• _Short problem_:
From the listing, collect all lines containing the word "this".
○ ○ ○ ○
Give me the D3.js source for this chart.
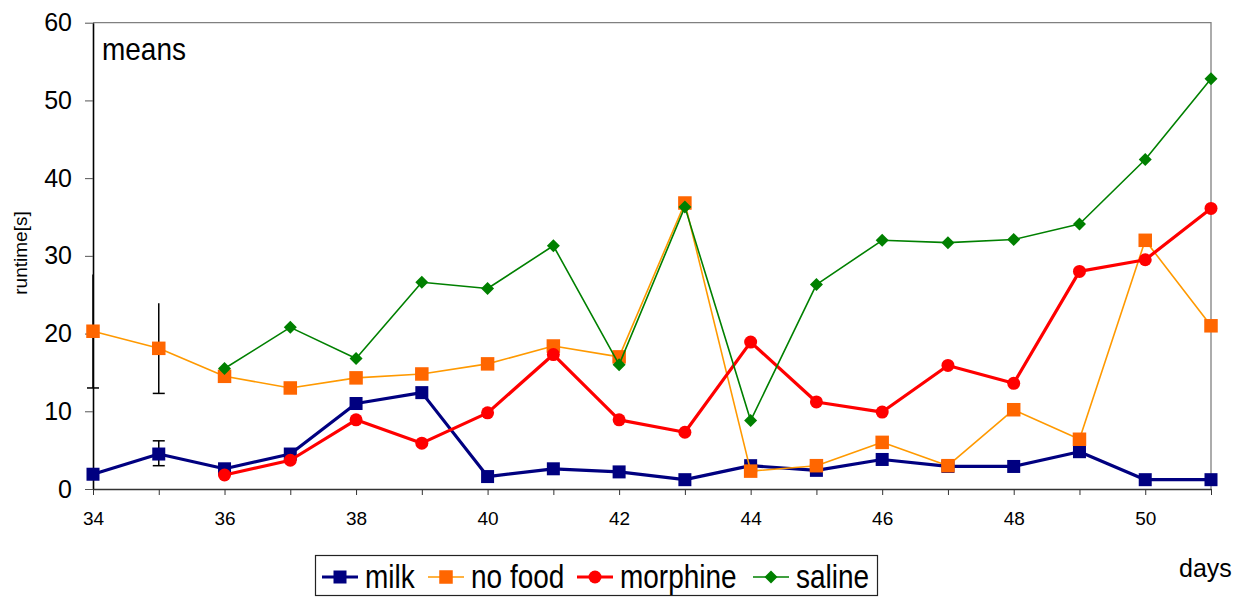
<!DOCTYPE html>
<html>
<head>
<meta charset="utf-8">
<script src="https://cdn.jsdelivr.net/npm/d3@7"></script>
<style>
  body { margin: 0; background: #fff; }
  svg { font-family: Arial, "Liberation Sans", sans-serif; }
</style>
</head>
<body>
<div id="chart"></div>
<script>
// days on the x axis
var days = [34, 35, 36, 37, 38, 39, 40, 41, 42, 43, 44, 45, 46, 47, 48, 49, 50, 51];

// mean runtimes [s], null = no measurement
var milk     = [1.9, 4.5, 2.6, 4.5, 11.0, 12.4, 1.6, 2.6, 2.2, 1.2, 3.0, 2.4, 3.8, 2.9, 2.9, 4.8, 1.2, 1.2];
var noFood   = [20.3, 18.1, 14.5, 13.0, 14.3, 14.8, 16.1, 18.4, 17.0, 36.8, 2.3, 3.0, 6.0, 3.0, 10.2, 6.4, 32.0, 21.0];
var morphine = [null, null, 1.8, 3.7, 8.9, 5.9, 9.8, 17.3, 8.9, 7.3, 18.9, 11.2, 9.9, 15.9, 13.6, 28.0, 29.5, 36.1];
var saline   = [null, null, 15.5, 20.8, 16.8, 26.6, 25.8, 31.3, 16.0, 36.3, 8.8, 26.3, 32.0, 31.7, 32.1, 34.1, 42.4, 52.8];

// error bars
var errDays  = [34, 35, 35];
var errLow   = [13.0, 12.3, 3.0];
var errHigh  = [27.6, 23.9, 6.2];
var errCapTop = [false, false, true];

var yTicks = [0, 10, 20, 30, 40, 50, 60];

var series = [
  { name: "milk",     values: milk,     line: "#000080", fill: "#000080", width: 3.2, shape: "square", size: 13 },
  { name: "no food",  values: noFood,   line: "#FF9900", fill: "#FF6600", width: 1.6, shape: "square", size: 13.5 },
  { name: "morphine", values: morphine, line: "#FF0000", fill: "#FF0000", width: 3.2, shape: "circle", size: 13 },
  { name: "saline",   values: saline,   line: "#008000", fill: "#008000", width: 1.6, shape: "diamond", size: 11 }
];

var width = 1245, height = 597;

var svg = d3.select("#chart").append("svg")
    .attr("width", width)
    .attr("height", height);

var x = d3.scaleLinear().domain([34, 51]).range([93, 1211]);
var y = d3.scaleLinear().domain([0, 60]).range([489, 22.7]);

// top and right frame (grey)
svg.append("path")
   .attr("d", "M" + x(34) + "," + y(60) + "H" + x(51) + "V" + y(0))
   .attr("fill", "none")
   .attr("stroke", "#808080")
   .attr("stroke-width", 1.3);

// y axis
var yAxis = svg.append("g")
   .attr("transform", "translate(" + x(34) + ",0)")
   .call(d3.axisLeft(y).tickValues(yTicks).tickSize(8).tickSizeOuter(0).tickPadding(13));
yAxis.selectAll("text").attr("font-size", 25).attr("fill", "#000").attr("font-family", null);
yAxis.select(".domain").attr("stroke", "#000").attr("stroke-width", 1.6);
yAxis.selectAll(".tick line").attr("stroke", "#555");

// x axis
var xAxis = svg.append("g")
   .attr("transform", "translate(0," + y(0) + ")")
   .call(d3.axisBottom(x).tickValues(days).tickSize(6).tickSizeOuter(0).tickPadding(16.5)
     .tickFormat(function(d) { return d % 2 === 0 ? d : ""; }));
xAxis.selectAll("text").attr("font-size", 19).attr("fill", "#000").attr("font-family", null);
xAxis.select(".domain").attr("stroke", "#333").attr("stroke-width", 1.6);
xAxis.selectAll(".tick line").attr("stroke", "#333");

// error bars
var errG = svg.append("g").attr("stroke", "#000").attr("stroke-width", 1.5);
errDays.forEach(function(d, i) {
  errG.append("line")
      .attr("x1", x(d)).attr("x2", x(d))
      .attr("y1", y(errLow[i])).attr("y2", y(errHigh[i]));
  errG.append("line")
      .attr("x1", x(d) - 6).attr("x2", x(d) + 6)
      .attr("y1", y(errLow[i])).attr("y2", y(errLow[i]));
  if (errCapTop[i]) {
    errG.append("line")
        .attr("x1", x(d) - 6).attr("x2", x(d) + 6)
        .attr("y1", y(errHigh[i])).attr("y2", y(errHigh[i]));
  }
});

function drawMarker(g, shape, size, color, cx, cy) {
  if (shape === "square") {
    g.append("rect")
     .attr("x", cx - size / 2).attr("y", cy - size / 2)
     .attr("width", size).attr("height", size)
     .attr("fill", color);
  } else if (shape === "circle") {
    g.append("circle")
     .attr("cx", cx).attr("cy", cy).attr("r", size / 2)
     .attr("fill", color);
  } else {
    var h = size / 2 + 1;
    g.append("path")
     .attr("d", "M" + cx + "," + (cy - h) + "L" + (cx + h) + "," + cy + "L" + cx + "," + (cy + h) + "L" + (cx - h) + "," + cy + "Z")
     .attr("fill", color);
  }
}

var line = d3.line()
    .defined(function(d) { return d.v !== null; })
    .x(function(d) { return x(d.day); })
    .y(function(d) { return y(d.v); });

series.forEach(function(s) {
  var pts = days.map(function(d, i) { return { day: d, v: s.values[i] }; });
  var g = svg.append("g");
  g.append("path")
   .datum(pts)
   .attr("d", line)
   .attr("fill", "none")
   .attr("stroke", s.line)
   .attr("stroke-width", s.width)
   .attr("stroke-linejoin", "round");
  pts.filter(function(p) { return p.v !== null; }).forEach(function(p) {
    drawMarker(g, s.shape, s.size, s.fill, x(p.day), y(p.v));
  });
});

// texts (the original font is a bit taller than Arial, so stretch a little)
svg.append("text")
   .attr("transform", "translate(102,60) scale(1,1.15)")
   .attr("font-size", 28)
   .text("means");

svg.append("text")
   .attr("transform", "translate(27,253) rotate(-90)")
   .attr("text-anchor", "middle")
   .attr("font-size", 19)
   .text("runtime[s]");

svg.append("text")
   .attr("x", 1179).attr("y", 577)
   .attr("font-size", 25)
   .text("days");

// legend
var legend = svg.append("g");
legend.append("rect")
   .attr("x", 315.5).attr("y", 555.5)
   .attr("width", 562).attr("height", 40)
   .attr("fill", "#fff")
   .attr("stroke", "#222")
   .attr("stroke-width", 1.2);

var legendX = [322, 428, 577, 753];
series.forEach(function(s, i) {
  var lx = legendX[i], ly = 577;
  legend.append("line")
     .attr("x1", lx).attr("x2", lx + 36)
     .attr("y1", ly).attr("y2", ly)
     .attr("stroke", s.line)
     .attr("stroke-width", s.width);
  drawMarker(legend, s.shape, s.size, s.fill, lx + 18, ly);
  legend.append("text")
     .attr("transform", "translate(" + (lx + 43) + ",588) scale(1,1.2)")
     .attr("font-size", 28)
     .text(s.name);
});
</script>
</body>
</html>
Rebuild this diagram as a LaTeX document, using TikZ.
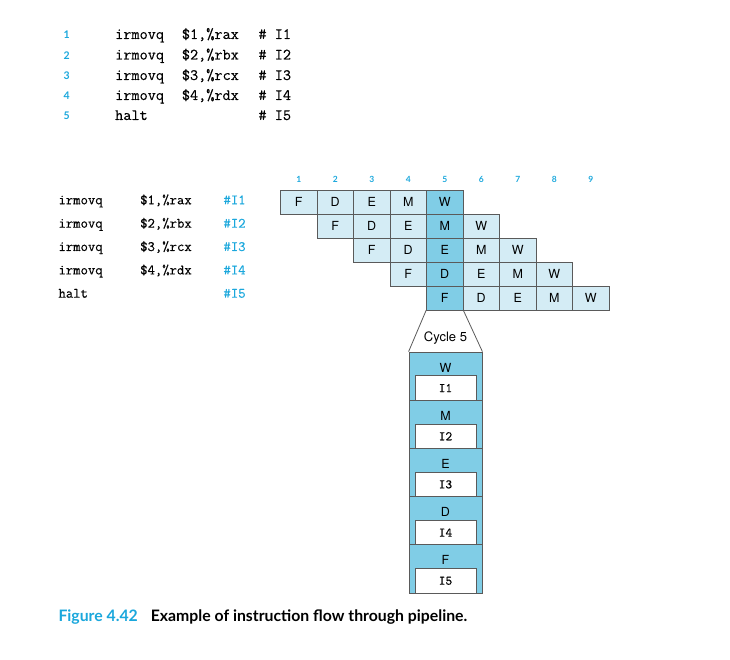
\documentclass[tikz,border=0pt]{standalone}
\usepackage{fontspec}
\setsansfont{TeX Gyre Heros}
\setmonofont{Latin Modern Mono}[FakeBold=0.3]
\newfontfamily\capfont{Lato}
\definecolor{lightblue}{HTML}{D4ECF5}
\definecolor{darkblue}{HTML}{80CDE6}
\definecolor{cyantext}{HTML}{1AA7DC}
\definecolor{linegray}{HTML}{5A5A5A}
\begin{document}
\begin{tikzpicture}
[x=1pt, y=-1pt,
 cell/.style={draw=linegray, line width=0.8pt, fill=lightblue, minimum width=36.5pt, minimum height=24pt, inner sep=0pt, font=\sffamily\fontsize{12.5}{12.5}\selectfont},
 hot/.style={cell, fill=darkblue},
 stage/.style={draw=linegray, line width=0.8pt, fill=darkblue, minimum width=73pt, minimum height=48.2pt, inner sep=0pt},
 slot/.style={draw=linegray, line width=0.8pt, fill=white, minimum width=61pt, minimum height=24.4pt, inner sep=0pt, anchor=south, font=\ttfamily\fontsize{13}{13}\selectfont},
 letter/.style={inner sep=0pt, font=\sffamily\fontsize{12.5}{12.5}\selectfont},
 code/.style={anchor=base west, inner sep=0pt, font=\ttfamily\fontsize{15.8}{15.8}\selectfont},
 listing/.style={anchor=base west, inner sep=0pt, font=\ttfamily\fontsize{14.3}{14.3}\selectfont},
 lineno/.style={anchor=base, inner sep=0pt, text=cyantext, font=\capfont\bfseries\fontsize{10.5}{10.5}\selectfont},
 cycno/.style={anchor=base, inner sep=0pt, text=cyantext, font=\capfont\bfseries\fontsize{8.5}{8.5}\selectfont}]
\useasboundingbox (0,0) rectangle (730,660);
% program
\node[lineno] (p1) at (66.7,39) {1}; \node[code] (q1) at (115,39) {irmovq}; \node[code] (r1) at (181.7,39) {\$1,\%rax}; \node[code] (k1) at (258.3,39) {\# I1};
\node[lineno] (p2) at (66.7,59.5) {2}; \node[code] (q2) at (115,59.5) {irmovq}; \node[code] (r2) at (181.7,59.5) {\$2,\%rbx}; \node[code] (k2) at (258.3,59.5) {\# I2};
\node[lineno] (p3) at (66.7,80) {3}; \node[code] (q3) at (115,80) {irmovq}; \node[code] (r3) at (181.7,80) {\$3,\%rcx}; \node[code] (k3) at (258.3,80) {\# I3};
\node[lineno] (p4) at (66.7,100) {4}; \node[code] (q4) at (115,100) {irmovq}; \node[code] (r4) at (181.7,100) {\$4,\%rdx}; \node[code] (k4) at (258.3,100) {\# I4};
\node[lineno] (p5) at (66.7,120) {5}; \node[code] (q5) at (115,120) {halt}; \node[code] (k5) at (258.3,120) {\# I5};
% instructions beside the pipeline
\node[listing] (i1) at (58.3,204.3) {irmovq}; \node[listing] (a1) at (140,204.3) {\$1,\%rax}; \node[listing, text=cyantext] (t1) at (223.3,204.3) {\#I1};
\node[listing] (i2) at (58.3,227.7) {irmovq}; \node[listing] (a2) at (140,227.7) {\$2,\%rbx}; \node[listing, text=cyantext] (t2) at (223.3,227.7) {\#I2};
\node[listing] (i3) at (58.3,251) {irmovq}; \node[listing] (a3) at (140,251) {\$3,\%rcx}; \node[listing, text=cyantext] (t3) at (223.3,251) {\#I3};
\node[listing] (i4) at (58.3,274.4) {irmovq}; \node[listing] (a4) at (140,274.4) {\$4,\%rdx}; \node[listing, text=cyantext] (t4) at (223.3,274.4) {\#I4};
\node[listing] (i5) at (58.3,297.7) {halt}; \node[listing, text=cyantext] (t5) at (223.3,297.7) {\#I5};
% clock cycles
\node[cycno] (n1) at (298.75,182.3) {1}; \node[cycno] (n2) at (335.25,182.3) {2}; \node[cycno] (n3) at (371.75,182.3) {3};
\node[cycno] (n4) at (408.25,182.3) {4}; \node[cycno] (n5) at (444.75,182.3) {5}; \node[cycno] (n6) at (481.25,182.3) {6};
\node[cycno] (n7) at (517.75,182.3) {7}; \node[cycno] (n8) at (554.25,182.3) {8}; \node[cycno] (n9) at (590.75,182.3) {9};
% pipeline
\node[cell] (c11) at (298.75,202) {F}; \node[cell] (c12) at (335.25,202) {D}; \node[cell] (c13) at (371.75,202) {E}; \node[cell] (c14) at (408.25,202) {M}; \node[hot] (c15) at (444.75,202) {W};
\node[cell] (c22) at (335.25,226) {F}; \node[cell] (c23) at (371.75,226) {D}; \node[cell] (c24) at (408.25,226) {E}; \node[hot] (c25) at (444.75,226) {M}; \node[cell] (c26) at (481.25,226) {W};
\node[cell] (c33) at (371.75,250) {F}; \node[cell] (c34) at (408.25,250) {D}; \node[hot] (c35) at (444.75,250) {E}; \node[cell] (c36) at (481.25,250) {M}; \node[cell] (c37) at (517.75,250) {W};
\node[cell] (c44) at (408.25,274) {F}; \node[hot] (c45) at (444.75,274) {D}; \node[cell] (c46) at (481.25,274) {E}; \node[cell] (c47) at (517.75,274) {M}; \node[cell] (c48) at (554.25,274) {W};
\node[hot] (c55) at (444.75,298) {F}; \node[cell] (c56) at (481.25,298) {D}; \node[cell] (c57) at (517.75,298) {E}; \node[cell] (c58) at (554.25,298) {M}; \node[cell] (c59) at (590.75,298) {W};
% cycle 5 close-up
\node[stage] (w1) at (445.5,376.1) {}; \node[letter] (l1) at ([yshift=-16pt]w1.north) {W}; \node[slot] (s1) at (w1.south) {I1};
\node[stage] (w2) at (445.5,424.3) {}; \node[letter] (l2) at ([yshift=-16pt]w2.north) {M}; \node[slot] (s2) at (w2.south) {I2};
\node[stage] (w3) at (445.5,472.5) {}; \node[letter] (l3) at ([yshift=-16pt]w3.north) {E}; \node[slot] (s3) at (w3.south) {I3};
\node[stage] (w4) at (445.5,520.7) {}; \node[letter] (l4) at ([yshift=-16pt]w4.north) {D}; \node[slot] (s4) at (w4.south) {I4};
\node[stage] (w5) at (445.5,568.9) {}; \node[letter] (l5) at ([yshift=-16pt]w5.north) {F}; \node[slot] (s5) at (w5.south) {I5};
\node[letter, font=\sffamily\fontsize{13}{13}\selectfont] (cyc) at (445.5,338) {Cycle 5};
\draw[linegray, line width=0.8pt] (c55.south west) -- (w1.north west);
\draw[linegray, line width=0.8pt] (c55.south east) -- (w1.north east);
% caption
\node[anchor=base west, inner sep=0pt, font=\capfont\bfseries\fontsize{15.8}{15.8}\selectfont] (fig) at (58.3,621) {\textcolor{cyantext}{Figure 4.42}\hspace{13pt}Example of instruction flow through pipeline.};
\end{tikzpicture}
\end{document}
○ ○ ○ ○
• _Task result_:
Give me the D3.js source for this chart.
Rebuild this diagram as a LaTeX document, using TikZ.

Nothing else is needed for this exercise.